◆ STATED PROBLEM ◆
Begin with the opening line of the records and extract each line through the one holding "d, text: d =>"; pictures are not part of the copy.

◆ RECORDS ◆
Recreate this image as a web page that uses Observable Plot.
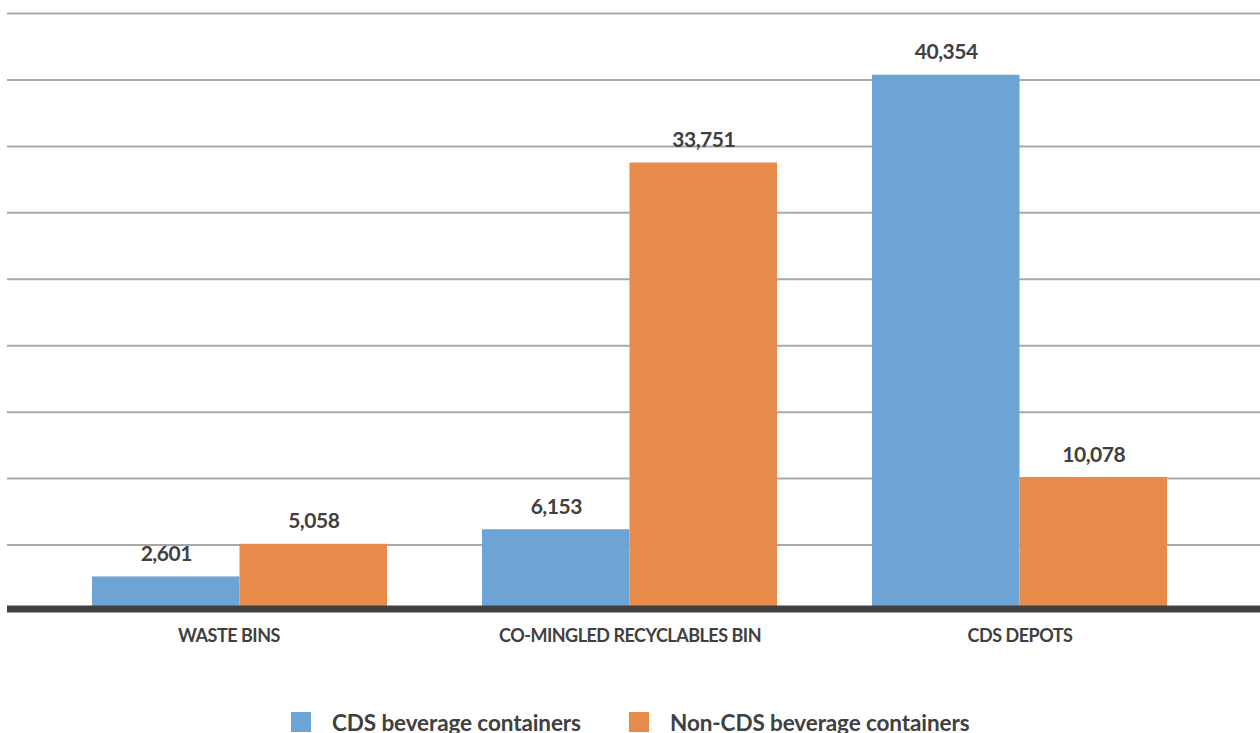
<!DOCTYPE html>
<html>
<head>
<meta charset="utf-8">
<script src="https://cdn.jsdelivr.net/npm/d3@7"></script>
<script src="https://cdn.jsdelivr.net/npm/@observablehq/plot@0.6"></script>
<style>
  body { margin: 0; background: #fff; font-family: Lato, "Open Sans", sans-serif; }
  #chart svg text { letter-spacing: -0.5px; }
  .legend { position: relative; width: 1260px; height: 33px; font-weight: 700; font-size: 22.5px; color: #404040; letter-spacing: -0.1px; }
  .legend .item { position: absolute; top: 12px; display: flex; align-items: center; height: 20px; }
  .legend .sw { width: 20px; height: 20px; margin-right: 21px; flex: none; }
</style>
</head>
<body>
<div id="chart"></div>
<div class="legend" id="legend"></div>
<script>
// Collection point categories and container counts per series
const categories = ["WASTE BINS", "CO-MINGLED RECYCLABLES BIN", "CDS DEPOTS"];
const seriesNames = ["CDS beverage containers", "Non-CDS beverage containers"];
const cdsValues = [2601, 6153, 40354];
const nonCdsValues = [5058, 33751, 10078];
const seriesColors = ["#6CA4D5", "#E88A4A"];
const gridValues = [5000, 10000, 15000, 20000, 25000, 30000, 35000, 40000, 45000];

const rows = categories.flatMap((c, i) => [
  {category: c, series: seriesNames[0], value: cdsValues[i]},
  {category: c, series: seriesNames[1], value: nonCdsValues[i]}
]);
const cdsRows = rows.filter(d => d.series === seriesNames[0]);
const nonCdsRows = rows.filter(d => d.series === seriesNames[1]);

const fmt = d3.format(",");
const ink = "#404040";
const half = 147.5;        // each bar takes half of the category band
const labelShift = half / 2;
const valueLabel = {x: "category", y: "value", text: d => fmt(d.value), dy: -16, lineAnchor: "bottom", fontSize: 21, fill: ink};
const categoryLabel = {x: d => d, text: d => d, frameAnchor: "bottom", lineAnchor: "top", dy: 18, fontSize: 18, fill: ink};

const chart = Plot.plot({
  width: 1260,
  height: 700,
  marginTop: 10,
  marginLeft: 7,
  marginRight: 0,
  marginBottom: 89,
  style: {fontFamily: "Lato, 'Open Sans', sans-serif", fontWeight: 700, background: "white"},
  x: {type: "band", domain: categories, range: [44.5, 1214.5], paddingInner: 0.2436, paddingOuter: 0.1218, axis: null},
  y: {domain: [0, 45000], range: [611, 13], axis: null},
  marks: [
    Plot.ruleY(gridValues, {stroke: "#a9a9a9", strokeWidth: 2}),
    Plot.barY(cdsRows, {x: "category", y: "value", fill: seriesColors[0], insetLeft: 0, insetRight: half}),
    Plot.barY(nonCdsRows, {x: "category", y: "value", fill: seriesColors[1], insetLeft: half, insetRight: 0}),
    Plot.ruleY([0], {stroke: ink, strokeWidth: 7, dy: -2.5}),
    Plot.text(cdsRows, {...valueLabel, dx: -labelShift}),
    Plot.text(nonCdsRows, {...valueLabel, dx: labelShift}),
    // category names under the baseline; the first one sits a little left of its band centre
    Plot.text(categories.slice(0, 1), {...categoryLabel, dx: -11}),
    Plot.text(categories.slice(1), categoryLabel)
  ]
});
document.getElementById("chart").appendChild(chart);

// Legend below the plot
const legend = document.getElementById("legend");
const legendLeft = [291, 629];
seriesNames.forEach((name, i) => {
  const item = document.createElement("div");
  item.className = "item";
  item.style.left = legendLeft[i] + "px";
  const sw = document.createElement("div");
  sw.className = "sw";
  sw.style.background = seriesColors[i];
  const label = document.createElement("span");
  label.textContent = name;
  item.appendChild(sw);
  item.appendChild(label);
  legend.appendChild(item);
});
</script>
</body>
</html>
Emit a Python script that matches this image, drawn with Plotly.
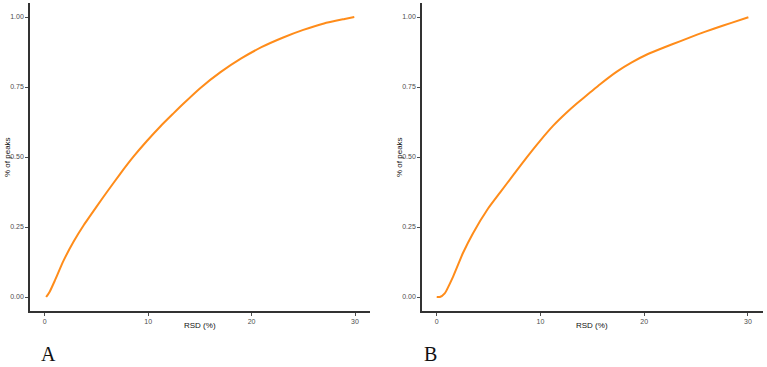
import plotly.graph_objects as go

# Panel A: cumulative fraction of peaks vs RSD (%)
rsd_a = [0.14, 0.5, 1.0, 1.8, 2.8, 3.8, 5.0, 6.0, 7.3, 8.6, 9.9, 11.2, 12.4, 13.4, 15.0, 17.0, 19.0, 21.0, 23.0, 25.0, 27.0, 29.0, 29.93]
frac_a = [0.0, 0.02, 0.06, 0.128, 0.198, 0.258, 0.322, 0.374, 0.440, 0.502, 0.558, 0.610, 0.654, 0.690, 0.745, 0.803, 0.852, 0.893, 0.926, 0.954, 0.977, 0.993, 1.0]

# Panel B
rsd_b = [0.0, 0.3, 0.77, 1.58, 2.54, 3.5, 4.95, 6.08, 7.37, 8.66, 9.94, 11.23, 12.5, 13.5, 14.8, 15.75, 17.36, 18.8, 20.26, 21.9, 23.5, 25.1, 26.7, 28.4, 30.04]
frac_b = [0.0, 0.0, 0.013, 0.073, 0.158, 0.228, 0.316, 0.372, 0.435, 0.498, 0.557, 0.612, 0.658, 0.691, 0.731, 0.760, 0.805, 0.838, 0.866, 0.891, 0.914, 0.937, 0.958, 0.979, 0.999]

y_ticks = [0.0, 0.25, 0.5, 0.75, 1.0]
y_tick_labels = ["0.00", "0.25", "0.50", "0.75", "1.00"]
x_ticks = [0, 10, 20, 30]
x_tick_labels = ["0", "10", "20", "30"]

W, H = 767, 367
line_color = "#ff8c1a"

fig = go.Figure()
fig.add_trace(go.Scatter(x=rsd_a, y=frac_a, mode="lines",
                         line=dict(color=line_color, width=2, shape="spline", smoothing=0.5),
                         xaxis="x", yaxis="y", showlegend=False))
fig.add_trace(go.Scatter(x=rsd_b, y=frac_b, mode="lines",
                         line=dict(color=line_color, width=2, shape="spline", smoothing=0.5),
                         xaxis="x2", yaxis="y2", showlegend=False))

tickfont = dict(family="Liberation Sans, Arial, sans-serif", size=7, color="#4d4d4d")
common_x = dict(range=[-1.42, 31.45], tickmode="array", tickvals=x_ticks, ticktext=x_tick_labels,
                showline=True, linecolor="#333333", linewidth=1.5, ticks="outside", ticklen=3,
                tickcolor="#4d4d4d", tickwidth=1, showgrid=False, zeroline=False, tickfont=tickfont)
common_y = dict(range=[-0.05, 1.05], tickmode="array", tickvals=y_ticks, ticktext=y_tick_labels,
                showline=True, linecolor="#333333", linewidth=1.5, ticks="outside", ticklen=3,
                tickcolor="#4d4d4d", tickwidth=1, showgrid=False, zeroline=False, tickfont=tickfont)

y_dom = [1 - 311 / H, 1 - 3 / H]
fig.update_layout(
    width=W, height=H, margin=dict(l=0, r=0, t=0, b=0),
    paper_bgcolor="white", plot_bgcolor="white",
    xaxis=dict(domain=[30 / W, 370 / W], anchor="y", **common_x),
    yaxis=dict(domain=y_dom, anchor="x", **common_y),
    xaxis2=dict(domain=[422 / W, 763 / W], anchor="y2", **common_x),
    yaxis2=dict(domain=y_dom, anchor="x2", **common_y),
)

title_font = dict(family="Liberation Sans, Arial, sans-serif", size=8, color="#111111")
label_font = dict(family="Liberation Serif, DejaVu Serif, serif", size=20, color="#111111")
ann = [
    dict(text="% of peaks", x=7 / W, y=1 - 157 / H, textangle=-90),
    dict(text="% of peaks", x=399 / W, y=1 - 157 / H, textangle=-90),
    dict(text="RSD (%)", x=200 / W, y=1 - 325 / H),
    dict(text="RSD (%)", x=592 / W, y=1 - 325 / H),
]
for a in ann:
    fig.add_annotation(xref="paper", yref="paper", showarrow=False, font=title_font,
                       xanchor="center", yanchor="middle", **a)
fig.add_annotation(text="A", x=48 / W, y=0, xref="paper", yref="paper", showarrow=False,
                   font=label_font, xanchor="center", yanchor="bottom")
fig.add_annotation(text="B", x=430 / W, y=0, xref="paper", yref="paper", showarrow=False,
                   font=label_font, xanchor="center", yanchor="bottom")

fig.write_html("out.html")
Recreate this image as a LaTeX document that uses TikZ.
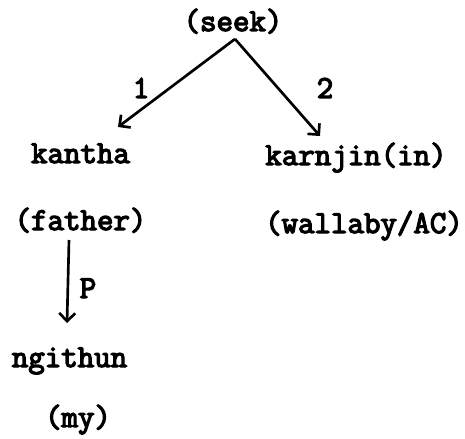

◆ CORRECT OUTPUT ◆
Recreate this image as a web page that uses Observable Plot.
<!DOCTYPE html>
<html>
<head>
<meta charset="utf-8">
<script src="https://cdn.jsdelivr.net/npm/d3@7"></script>
<script src="https://cdn.jsdelivr.net/npm/@observablehq/plot@0.6"></script>
<style>
  body { margin: 0; background: #fff; font-family: Lato, "Open Sans", sans-serif; }
  #chart svg text { letter-spacing: -0.5px; }
  .legend { position: relative; width: 1260px; height: 33px; font-weight: 700; font-size: 22.5px; color: #404040; letter-spacing: -0.1px; }
  .legend .item { position: absolute; top: 12px; display: flex; align-items: center; height: 20px; }
  .legend .sw { width: 20px; height: 20px; margin-right: 21px; flex: none; }
</style>
</head>
<body>
<div id="chart"></div>
<div class="legend" id="legend"></div>
<script>
// Collection point categories and container counts per series
const categories = ["WASTE BINS", "CO-MINGLED RECYCLABLES BIN", "CDS DEPOTS"];
const seriesNames = ["CDS beverage containers", "Non-CDS beverage containers"];
const cdsValues = [2601, 6153, 40354];
const nonCdsValues = [5058, 33751, 10078];
const seriesColors = ["#6CA4D5", "#E88A4A"];
const gridValues = [5000, 10000, 15000, 20000, 25000, 30000, 35000, 40000, 45000];

const rows = categories.flatMap((c, i) => [
  {category: c, series: seriesNames[0], value: cdsValues[i]},
  {category: c, series: seriesNames[1], value: nonCdsValues[i]}
]);
const cdsRows = rows.filter(d => d.series === seriesNames[0]);
const nonCdsRows = rows.filter(d => d.series === seriesNames[1]);

const fmt = d3.format(",");
const ink = "#404040";
const half = 147.5;        // each bar takes half of the category band
const labelShift = half / 2;
const valueLabel = {x: "category", y: "value", text: d => fmt(d.value), dy: -16, lineAnchor: "bottom", fontSize: 21, fill: ink};
const categoryLabel = {x: d => d, text: d => d, frameAnchor: "bottom", lineAnchor: "top", dy: 18, fontSize: 18, fill: ink};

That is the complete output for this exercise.